The last point also highlights the smart humour that peppers the script. Lines such as “We have no tolerance for politics at the White House” raise a good few laughs. The frequent use of the ‘N-word’ is enough to pull you up out of your seats, it’s prevalence, never over done, is slightly depressing when one considers that co-star Winfrey has been largely instrumental in eradicating this ghastly word from polite conversation. Writer Strong, however, needed a script editor with more balls to rein in the Presidents-as-narrative-structure approach as he hurtles through the premiers at an alarming and panic attack-inducing rate.

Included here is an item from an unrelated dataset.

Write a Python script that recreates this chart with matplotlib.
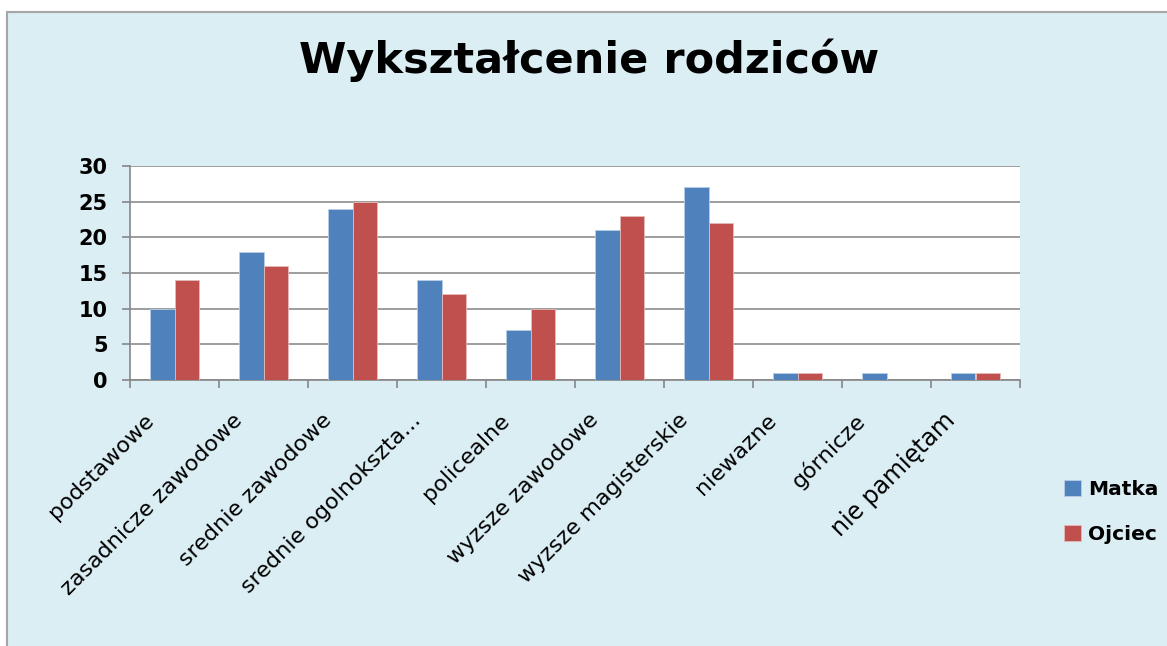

Of the performances, Winfrey reminds those of us who do not recall or who haven’t seen her in films such as The Colour Purple (1985 and for which she was Oscar nominated as Best Supporting Actress) just how much of a powerful actress she can be. As Whittaker’s alcoholic, adulteress wife, she is gregarious, voluptuous and fragile as the wife neglected by her advancement oriented spouse. Oyelewo complements this with an impressively rebellious turn as her revolutionary son. There are telling, fun turns from Gooding Jnr., Kravitz and particularly Howard as Winfrey’s lover. Redgrave has a small but punchy cameo at the beginning as Pettyfer’s chillingly practical mother who does the kindest thing for the young Cecil and makes him a house servant after his family is destroyed.

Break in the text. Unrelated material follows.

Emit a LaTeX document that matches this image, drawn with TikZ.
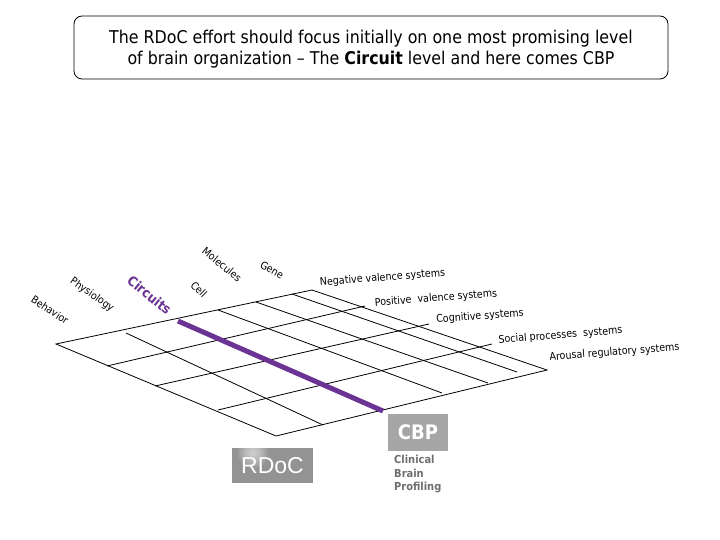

Only Whittaker could have played this role bringing, as he does to every part he plays, the right mix of gravitas, humour and sense of moral purpose to his character. Cecil is, as Martin Luther King notes toward the end of the film, no servile man but one who has in his own small way helped pave the way for African Americans to achieve equality by breaking down certain stereotypes that white Americans hold about them. He is a joy to watch and the ending, as someone attempts to direct him to the President’s office, is a smasher.